EXERCISE DESCRIPTION:
The lines from the top of the material through the line with "const tableData = categories.map((name, i)" are to be set down exactly. Leave the pictures out.
[start]
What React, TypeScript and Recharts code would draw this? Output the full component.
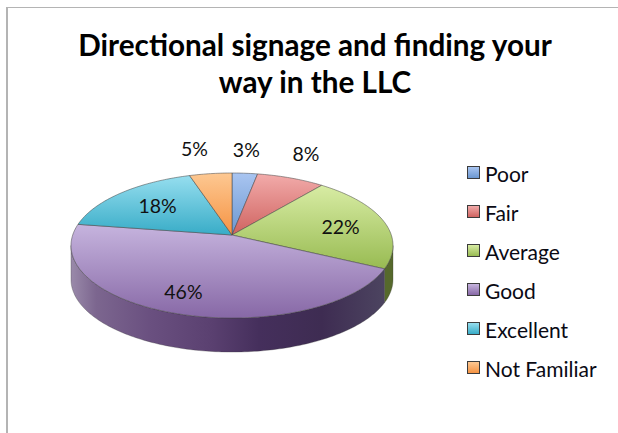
import { PieChart, Pie, Legend } from 'recharts';

const categories = ['Poor', 'Fair', 'Average', 'Good', 'Excellent', 'Not Familiar'];
const values = [3, 8, 22, 46, 18, 5];

const lightColors = ['#a9c5f1', '#f2abaa', '#d8eca4', '#c6b4de', '#96deef', '#fdc892'];
const darkColors = ['#6b97d0', '#cf6360', '#98bb52', '#8768a6', '#38acc7', '#f59343'];
const wallColors = ['#3c5578', '#7a3533', '#56692c', '#4a3560', '#1f6a7a', '#a05a20'];

const tableData = categories.map((name, i) => ({ name, value: values[i], fill: `url(#face${i})` }));

// how far out each label sits (1 = rim) and a small nudge in px
const labelRadius = [1.42, 1.3, 0.7, 0.72, 0.7, 1.4];
const labelNudge = [[-3, -2], [0, -10], [2, 2], [-10, 2], [5, 1], [-9, -5]];

const RX = 1.593; // px across per unit of outerRadius
const RY = 0.71;
const TILT = 0.145; // perspective, near rim looks bigger than far rim
const DEPTH = 34;

const project = (cx: number, cy: number, r: number, deg: number, k = 1) => {
    const a = (deg * Math.PI) / 180;
    const w = 1 + TILT * k * Math.sin(a);
    return [cx + (r * RX * k * Math.cos(a)) / w, cy - (r * RY * k * Math.sin(a)) / w];
};

const arcPoints = (cx: number, cy: number, r: number, from: number, to: number) => {
    const pts: number[][] = [];
    const steps = Math.max(2, Math.ceil(Math.abs(to - from)));
    for (let i = 0; i <= steps; i++) {
        pts.push(project(cx, cy, r, from + ((to - from) * i) / steps));
    }
    return pts;
};

const toPath = (pts: number[][]) => pts.map((p, i) => `${i ? 'L' : 'M'}${p[0].toFixed(2)} ${p[1].toFixed(2)}`).join(' ') + ' Z';

const Slice3D = (props: any) => {
    const { cx, cy, outerRadius, startAngle, endAngle, fill } = props;
    const idx = categories.indexOf(props.name ?? props.payload?.name);
    const rim = arcPoints(cx, cy, outerRadius, startAngle, endAngle);

    // front wall only shows for the part of the rim facing us
    const limit = (Math.asin(TILT) * 180) / Math.PI;
    const hi = Math.min(startAngle, -limit);
    const lo = Math.max(endAngle, -180 + limit);
    let wall = null;
    if (hi > lo) {
        const top = arcPoints(cx, cy, outerRadius, hi, lo);
        const bottom = [...top].reverse().map((p) => [p[0], p[1] + DEPTH]);
        wall = (
            <path
                d={toPath([...top, ...bottom])}
                fill={idx === 3 ? 'url(#wallGood)' : wallColors[idx]}
                stroke="#3a3a3a"
                strokeOpacity={0.5}
                strokeWidth={0.6}
            />
        );
    }

    return (
        <g>
            {wall}
            <path d={toPath([[cx, cy], ...rim])} fill={fill} stroke="#444" strokeOpacity={0.65} strokeWidth={0.8} />
        </g>
    );
};

const renderLabel = (props: any) => {
    const { cx, cy, outerRadius, midAngle, value, index } = props;
    const p = project(cx, cy, outerRadius, midAngle, labelRadius[index]);
    return (
        <text
            x={p[0] + labelNudge[index][0]}
            y={p[1] + labelNudge[index][1]}
            textAnchor="middle"
            dominantBaseline="central"
            fontFamily="Lato"
            fontSize={19.5}
            fill="#111"
        >
            {value}%
        </text>
    );
};

const renderLegend = ({ payload }: any) => (
    <div style={{ fontFamily: 'Lato', fontSize: 21, color: '#0a0a14' }}>
        {(payload || []).map((entry: any) => {
            const i = categories.indexOf(entry.value);
            return (
                <div key={entry.value} style={{ display: 'flex', alignItems: 'center', height: 39, whiteSpace: 'nowrap' }}>
                    <span
                        style={{
                            display: 'inline-block',
                            width: 11,
                            height: 11,
                            marginRight: 5,
                            marginTop: -3,
                            border: '1.5px solid #3c3c3c',
                            background: `linear-gradient(${lightColors[i]}, ${darkColors[i]})`,
                        }}
                    />
                    {entry.value}
                </div>
            );
        })}
    </div>
);

export default function App() {
    return (
        <div style={{ position: 'absolute', left: 0, top: 0, width: 618, height: 433, background: '#fff', overflow: 'hidden' }}>
            <div
                style={{
                    position: 'absolute',
                    left: 6,
                    top: 7,
                    right: 0,
                    bottom: 0,
                    borderLeft: '2px solid #b4b4b4',
                    borderTop: '1.5px solid #b4b4b4',
                }}
            />
            <PieChart width={618} height={433} margin={{ top: 0, right: 0, bottom: 0, left: 0 }}>
                <defs>
                    {lightColors.map((c, i) => (
                        <linearGradient key={c} id={`face${i}`} x1="0" y1="0" x2="0" y2="1">
                            <stop offset="0%" stopColor={c} />
                            <stop offset="100%" stopColor={darkColors[i]} />
                        </linearGradient>
                    ))}
                    <linearGradient id="wallGood" x1="0" y1="0" x2="1" y2="0">
                        <stop offset="0%" stopColor="#9a8aaa" />
                        <stop offset="8%" stopColor="#7c668f" />
                        <stop offset="25%" stopColor="#6a5080" />
                        <stop offset="45%" stopColor="#5a4070" />
                        <stop offset="60%" stopColor="#452f5c" />
                        <stop offset="80%" stopColor="#3e2c52" />
                        <stop offset="100%" stopColor="#4c4460" />
                    </linearGradient>
                </defs>
                <text x={315} y={56} textAnchor="middle" fontFamily="Lato" fontWeight={700} fontSize={29.7} fill="#000">
                    Directional signage and finding your
                </text>
                <text x={315} y={93} textAnchor="middle" fontFamily="Lato" fontWeight={700} fontSize={29.7} fill="#000">
                    way in the LLC
                </text>
                <Pie
                    data={tableData}
                    dataKey="value"
                    nameKey="name"
                    cx={232}
                    cy={235}
                    outerRadius={100}
                    startAngle={90}
                    endAngle={-270}
                    stroke="none"
                    shape={Slice3D}
                    label={renderLabel}
                    labelLine={false}
                    isAnimationActive={false}
                />
                <Legend
                    layout="vertical"
                    align="right"
                    verticalAlign="top"
                    itemSorter={null}
                    content={renderLegend}
                    wrapperStyle={{ left: 467, top: 154, width: 150 }}
                />
            </PieChart>
        </div>
    );
}
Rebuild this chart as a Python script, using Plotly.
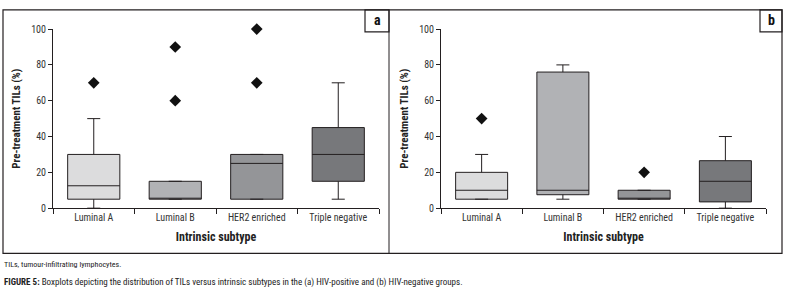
import plotly.graph_objects as go

W, H = 786, 296

categories = ["Luminal A", "Luminal B", "HER2 enriched", "Triple negative"]
box_colors = ["#dcdcdd", "#b1b2b5", "#949598", "#77787b"]

# Panel a (HIV-positive)
a_lower = [0, 5, 5, 5]
a_q1 = [5, 5, 5, 15]
a_median = [12.5, 5, 25, 30]
a_q3 = [30, 15, 30, 45]
a_upper = [50, 15, 30, 70]
a_out_x = ["Luminal A", "Luminal B", "Luminal B", "HER2 enriched", "HER2 enriched"]
a_out_y = [70, 60, 90, 70, 100]

# Panel b (HIV-negative)
b_lower = [5, 5, 5, 0]
b_q1 = [5, 7.5, 5, 3.5]
b_median = [10, 10, 5, 15]
b_q3 = [20, 76, 10, 26.5]
b_upper = [30, 80, 10, 40]
b_out_x = ["Luminal A", "HER2 enriched"]
b_out_y = [50, 20]

y_ticks = [0, 20, 40, 60, 80, 100]

FONT = "Liberation Sans Narrow, Arial Narrow, Roboto Condensed, Liberation Sans, sans-serif"
DARK = "#231f20"

fig = go.Figure()

def px_x(p):
    return p / W

def px_y(p):
    return 1 - p / H

panels = [
    dict(lower=a_lower, q1=a_q1, med=a_median, q3=a_q3, up=a_upper, ox=a_out_x, oy=a_out_y,
         xa="x", ya="y", xdom=(53, 379), letter="a", lbox=(365, 389)),
    dict(lower=b_lower, q1=b_q1, med=b_median, q3=b_q3, up=b_upper, ox=b_out_x, oy=b_out_y,
         xa="x2", ya="y2", xdom=(441, 766), letter="b", lbox=(760, 782)),
]

layout_axes = {}
annotations = []
shapes = []
for i, p in enumerate(panels):
    for j, c in enumerate(categories):
        fig.add_trace(go.Box(
            x=[c], q1=[p["q1"][j]], median=[p["med"][j]], q3=[p["q3"][j]],
            lowerfence=[p["lower"][j]], upperfence=[p["up"][j]],
            fillcolor=box_colors[j], line=dict(color=DARK, width=1),
            width=0.64, whiskerwidth=0.25, boxpoints=False,
            xaxis=p["xa"], yaxis=p["ya"], showlegend=False, hoverinfo="skip"))
    fig.add_trace(go.Scatter(
        x=p["ox"], y=p["oy"], mode="markers",
        marker=dict(symbol="diamond", size=9, color="#111111"),
        xaxis=p["xa"], yaxis=p["ya"], showlegend=False, cliponaxis=False))
    sfx = "" if i == 0 else "2"
    layout_axes["xaxis" + sfx] = dict(
        domain=[px_x(p["xdom"][0]), px_x(p["xdom"][1])],
        type="category", categoryorder="array", categoryarray=categories,
        range=[-0.5, 3.5], tickson="boundaries", ticks="outside", ticklen=5,
        tickcolor=DARK, showline=True, linecolor=DARK, linewidth=1,
        showgrid=False, zeroline=False, anchor="y" + sfx,
        tickfont=dict(family=FONT, size=10, color="#333333"),
        title=dict(text="<b>Intrinsic subtype</b>", standoff=10,
                   font=dict(family=FONT, size=12, color="#222222")),
        fixedrange=True)
    layout_axes["yaxis" + sfx] = dict(
        domain=[px_y(211), px_y(25)], range=[0, 100], tickvals=y_ticks,
        ticks="outside", ticklen=4, tickcolor=DARK, showline=True, linecolor=DARK,
        linewidth=1, showgrid=False, zeroline=False, anchor="x" + sfx,
        tickfont=dict(family=FONT, size=10, color="#333333"),
        title=dict(text="<b>Pre-treatment TILs (%)</b>", standoff=8,
                   font=dict(family=FONT, size=11, color="#222222")),
        fixedrange=True)
    x0, x1 = p["lbox"]
    shapes.append(dict(type="rect", xref="paper", yref="paper",
                       x0=px_x(x0), x1=px_x(x1), y0=px_y(28), y1=px_y(5),
                       line=dict(color=DARK, width=1.2), fillcolor="white"))
    annotations.append(dict(text="<b>%s</b>" % p["letter"], xref="paper", yref="paper",
                            x=px_x((x0 + x1) / 2), y=px_y(16), showarrow=False,
                            xanchor="center", yanchor="middle",
                            font=dict(family=FONT, size=14, color="#111111")))

shapes.append(dict(type="rect", xref="paper", yref="paper",
                   x0=px_x(3), x1=px_x(782), y0=px_y(258), y1=px_y(5),
                   line=dict(color=DARK, width=1.2)))
shapes.append(dict(type="line", xref="paper", yref="paper",
                   x0=px_x(389), x1=px_x(389), y0=px_y(258), y1=px_y(5),
                   line=dict(color=DARK, width=1)))

annotations.append(dict(text="TILs, tumour-infiltrating lymphocytes.", xref="paper", yref="paper",
                        x=px_x(2), y=px_y(270), xanchor="left", yanchor="middle", showarrow=False,
                        font=dict(family=FONT, size=8, color="#222222")))
annotations.append(dict(text="<b>FIGURE 5:</b> Boxplots depicting the distribution of TILs versus intrinsic subtypes in the (a) HIV-positive and (b) HIV-negative groups.",
                        xref="paper", yref="paper",
                        x=px_x(2), y=px_y(288), xanchor="left", yanchor="middle", showarrow=False,
                        font=dict(family=FONT, size=9, color="#222222")))

fig.update_layout(
    width=W, height=H, margin=dict(l=0, r=0, t=0, b=0),
    paper_bgcolor="white", plot_bgcolor="white",
    shapes=shapes, annotations=annotations, **layout_axes)

fig.write_html("out.html", config={"displayModeBar": False, "staticPlot": True},
               post_script="document.body.style.margin='0';document.body.style.overflow='hidden';")
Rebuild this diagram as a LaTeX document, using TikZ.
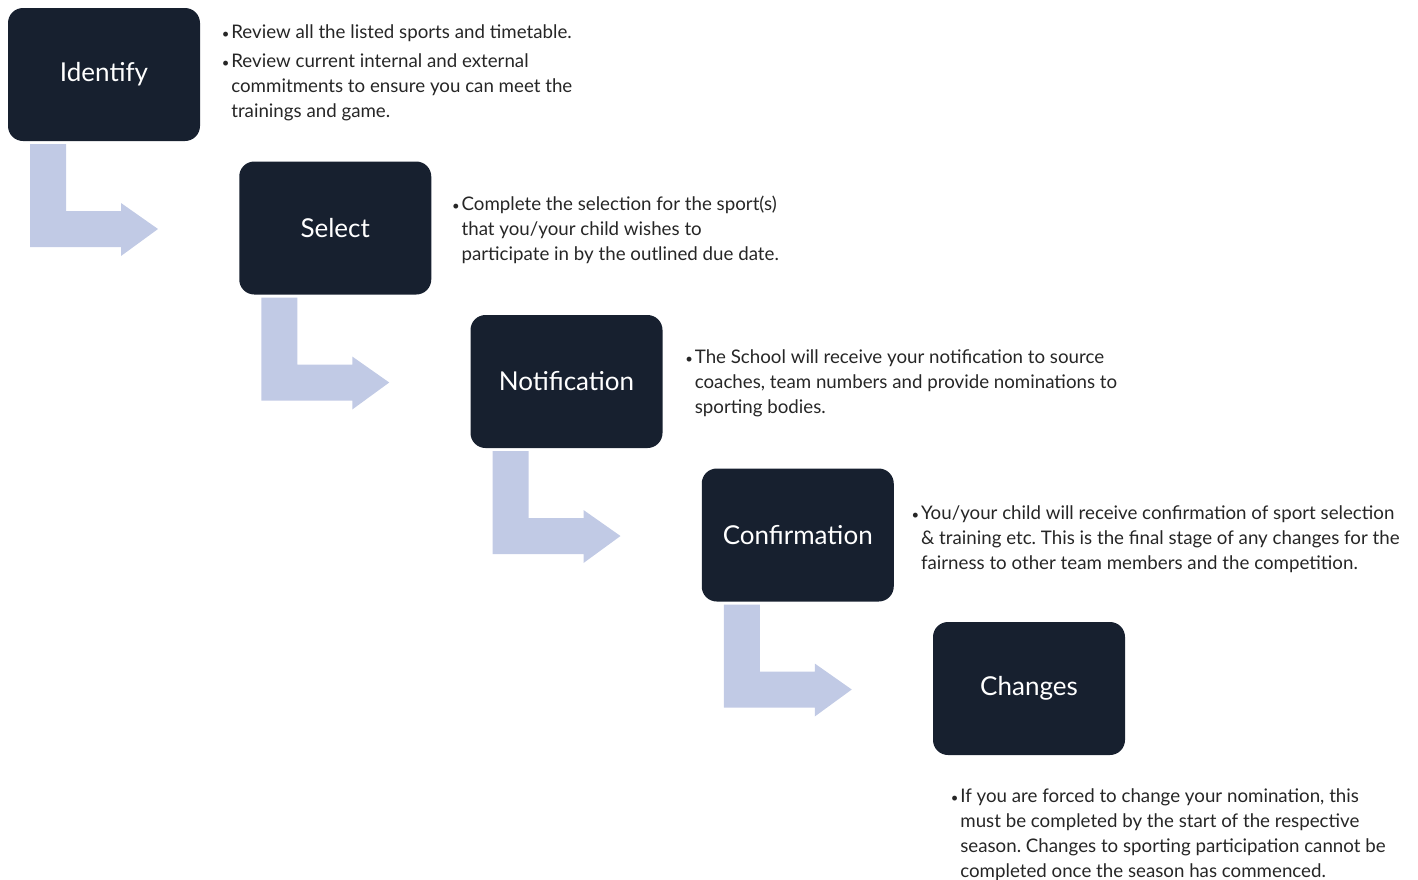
\documentclass[tikz,border=0pt]{standalone}
\usepackage{fontspec}
\setmainfont{Lato}
\usetikzlibrary{positioning}

\definecolor{boxnavy}{HTML}{17202F}
\definecolor{arrowblue}{HTML}{C1CAE5}
\definecolor{notegrey}{HTML}{262626}

\frenchspacing
\newcommand{\bul}{\makebox[0.19cm][l]{\scalebox{0.7}{\textbullet}}}
\newcommand{\ind}{\hspace*{0.19cm}}
\newcommand{\bendarrow}[1]{%
  \fill[arrowblue] ([shift={(0.44,-0.06)}]#1.south west) -- ++(0.72,0) -- ++(0,-1.34)
    -- ++(1.10,0) -- ++(0,0.16) -- ++(0.74,-0.52) -- ++(-0.74,-0.54) -- ++(0,0.18)
    -- ++(-1.82,0) -- cycle;}

\begin{document}
\begin{tikzpicture}[
                    stepbox/.style={rectangle, rounded corners=0.3cm, fill=boxnavy, text=white, minimum width=3.84cm, minimum height=2.66cm, font=\fontsize{14.8}{17}\selectfont, inner sep=0pt, outer sep=0pt},
                    notetext/.style={align=left, font=\fontsize{10.65}{14.2}\selectfont, text=notegrey, inner sep=0pt}
                ]
                    \useasboundingbox (0,0) rectangle (28.36,-17.6);
                    \node[stepbox, anchor=north west] (identify) at (0.16,-0.16) {Identify};
                    \node[stepbox] (select) [below right=0.41cm and 0.785cm of identify] {Select};
                    \node[stepbox] (notification) [below right=0.41cm and 0.785cm of select] {Notification};
                    \node[stepbox] (confirmation) [below right=0.41cm and 0.785cm of notification] {Confirmation};
                    \node[stepbox] (changes) [below right=0.41cm and 0.785cm of confirmation] {Changes};

                    \node[notetext] (identifytext) [right=0.43cm of identify, yshift=0.03cm] {\bul Review all the listed sports and timetable.\\[0.08cm]
                        \bul Review current internal and external\\
                        \ind commitments to ensure you can meet the\\
                        \ind trainings and game.};
                    \node[notetext] (selecttext) [right=0.41cm of select, yshift=-0.03cm] {\bul Complete the selection for the sport(s)\\
                        \ind that you/your child wishes to\\
                        \ind participate in by the outlined due date.};
                    \node[notetext] (notificationtext) [right=0.45cm of notification, yshift=-0.03cm] {\bul The School will receive your notification to source\\
                        \ind coaches, team numbers and provide nominations to\\
                        \ind sporting bodies.};
                    \node[notetext] (confirmationtext) [right=0.35cm of confirmation, yshift=-0.08cm] {\bul You/your child will receive confirmation of sport selection\\
                        \ind \& training etc. This is the final stage of any changes for the\\
                        \ind fairness to other team members and the competition.};
                    \node[notetext] (changestext) [below=0.66cm of changes.south west, anchor=north west, xshift=0.35cm] {\bul If you are forced to change your nomination, this\\
                        \ind must be completed by the start of the respective\\
                        \ind season. Changes to sporting participation cannot be\\
                        \ind completed once the season has commenced.};

                    \bendarrow{identify}
                    \bendarrow{select}
                    \bendarrow{notification}
                    \bendarrow{confirmation}
                \end{tikzpicture}
\end{document}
[end]
ANSWER IN FULL:
What React, TypeScript and Recharts code would draw this? Output the full component.
import { PieChart, Pie, Legend } from 'recharts';

const categories = ['Poor', 'Fair', 'Average', 'Good', 'Excellent', 'Not Familiar'];
const values = [3, 8, 22, 46, 18, 5];

const lightColors = ['#a9c5f1', '#f2abaa', '#d8eca4', '#c6b4de', '#96deef', '#fdc892'];
const darkColors = ['#6b97d0', '#cf6360', '#98bb52', '#8768a6', '#38acc7', '#f59343'];
const wallColors = ['#3c5578', '#7a3533', '#56692c', '#4a3560', '#1f6a7a', '#a05a20'];

const tableData = categories.map((name, i) => ({ name, value: values[i], fill: `url(#face${i})` }));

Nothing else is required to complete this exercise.